A) Davacı İsteminin Özeti:
Davacı vekili özetle; davacının davalı T.C. …’na bağlı yatılı bölge okulunda 2004 yılı Eylül ayından 28/01/2014 tarihine kadar aralıksız olarak önce aşçı yardımcısı sonra aşçı olarak çalıştığını, emekli olmak için işten ayrıldığını iddia ederek; kıdem tazminatı, fazla mesai ücreti ve genel tatil ücreti alacaklarının faizi ile birlikte davalılardan tahsilini talep ve dava etmiştir.
B) Davalı Cevabının Özeti:
Davalı … cevap dilekçesinde özetle; davacının kendi bünyesinde sadece 4 ay kadar çalıştığını bu nedenle kıdem tazminatına hak kazanamayacağını, davacı emeklilik sebebiyle işten ayrıldığından ihbar tazminatı hakkı olmadığını işyerinde fazla mesai yapılmadığını, davacıya karşı bir sorumluluğu bulunmadığını, eğer bir sorumluluk doğacaksa bunun 4 ay ile sınırlı olduğunu, davacı iddialarının asılsız olduğunu savunarak davanın reddini talep etmiştir.
Davalı T.C. … vekili özetle; husumet itirazında bulunduklarını, idarenin ihale makamı olduğunu, işçilerle ilgili tüm sorumluluğun yükleniciye ait olduğunu savunarak, davanın reddini talep etmiştir.
C) Yerel Mahkeme Kararının Özeti:
Mahkemece, toplanan kanıtlar ve bilirkişi raporuna dayanılarak; davanın kısmen kabulüne karar verilmiştir.
D) Temyiz:
Kararı, davalılar temyiz etmiştir.

E) Gerekçe:
Bilirkişi raporunun taraflara tebliğ edilmesi zorunlu olup, rapor tebliğ edilmeden hüküm verilemez.
6100 sayılı Hukuk Muhakemeleri Kanunu’nun (HMK) 27. maddesi uyarınca, taraflar dinlenmeden iddia ve savunmalarını beyan etmeleri için davet edilmeden hüküm verilemez.

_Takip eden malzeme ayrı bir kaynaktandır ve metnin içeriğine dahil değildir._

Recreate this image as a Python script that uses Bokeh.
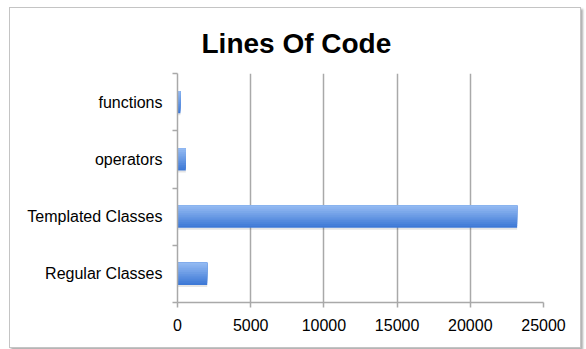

Yine HMK.nun 280. maddesi hükmüne göre “Bilirkişi, raporunu, varsa kendisine incelenmek üzere teslim edilen şeylerle birlikte bir dizi pusulasına bağlı olarak mahkemeye verir; verildiği tarih rapora yazılır ve birer örneği taraflara tebliğ edilir.” Anılan Yasal düzenleme ile bilirkişi rapor örneğinin taraflarca okunup değerlendirilebilmesi, varsa itirazlarını dile getirebilmeleri ya da belirsizlik gösteren hususlar hakkında açıklama yapılmasını temin amacıyla veya yeni bilirkişi incelemesini talep edebilmeleri için taraflara tebliğ edilmesi zorunluluğu öngörülmüştür.
Somut uyuşmazlıkta; hükme esas alınan bilirkişi raporunun davalı T.C. …’na hangi tarihte tebliğ edildiğine dair dosyada tebligat parçası bulunmamakla birlikte, davalı Bakanlık vekili sözkonusu raporun kendilerine 27/04/2015 tarihinde tebliğ edildiğini, yasal 2 haftalık itiraz süresi beklenilmeden 30/04/2015 tarihli celsede yargılamaya son verildiğini belirterek kararı temyiz etmiştir.
Tarafların bilirkişi raporuna karşı tebliğden itibaren iki haftalık yasal itiraz süreleri bulunduğundan mahkemece, bilirkişi raporunun davalı Bakanlığa hangi tarihte tebliğ edildiği araştırılarak, tebliğ tarihi ile karar tarihi arasında yasal iki haftalık süreye uyulup uyulmadığı tespit edilerek, sonucuna göre eğer yasal süreye uyulmamışsa, davalı Bakanlığa bu olanağın tanınabilmesi için kararın bozulması gerekmiştir.
Kabule göre davalı Bakanlığa harç yükletilmesi ve davada birden fazla davalı olduğu halde vekalet ücreti takdirinde “davalı” ibaresinin kullanılmasıda isabetsizdir.
F)SONUÇ:
Temyiz olunan kararın yukarıda yazılı sebeplerden dolayı BOZULMASINA, bozma nedenine göre sair temyiz itirazlarının incelenmesine yer olmadığına peşin alınan temyiz harcının istek halinde ilgiliye iadesine, 20.12.2018 tarihinde oybirliğiyle karar verildi.